Enfin, étant donné la difficulté pour France Travail d’absorber l’afflux important de personnes déjà inscrites (près d’un millions), en plus de celles sollicitant pour la première fois le RSA, il est probable que l’impact sur le taux de chômage ne soit que partiel au premier trimestre 2025, compliquant davantage l’évaluation des effets de la réforme sur l’objectif de Plein Emploi.

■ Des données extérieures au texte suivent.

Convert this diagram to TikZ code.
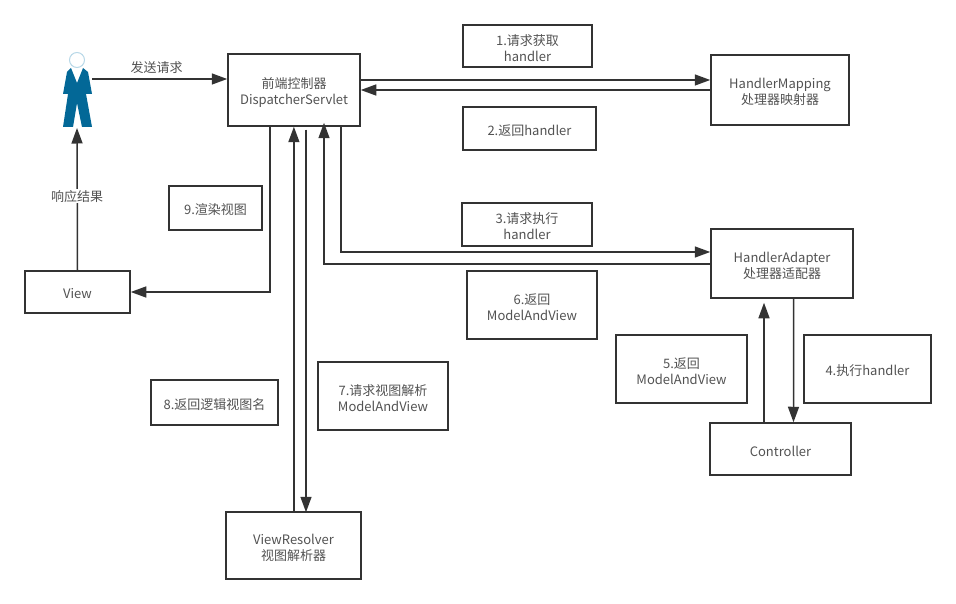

Table 1: Effet de la réforme sur le chômage au sens du BIT
En pt de % de la pop. active Tous en emploi Structure EEC 2023 Tous au chômage
Halo (I+II+III) -0.1 0.4 0.9
Halo I 0 0.1 0.2
Halo II 0 0.2 0.4
Halo III 0 0.2 0.4
Note de lecture: Si toutes les personnes considérées dans le halo autour du chômage repassent dans la population active et selon le partage emploi/chômage de l’EEC 2023, alors le taux de chômage pourrait augmenter au total de 0,4 point. La somme des effets pour les trois catégories du halo autour du chômage diffère du halo du fait des arrondis. d
Sources: Enquête Emploi en continu EEC - 2023, INSEE (producteur) et PROGEDO-ADISP (diffuseur), calculs OFCE.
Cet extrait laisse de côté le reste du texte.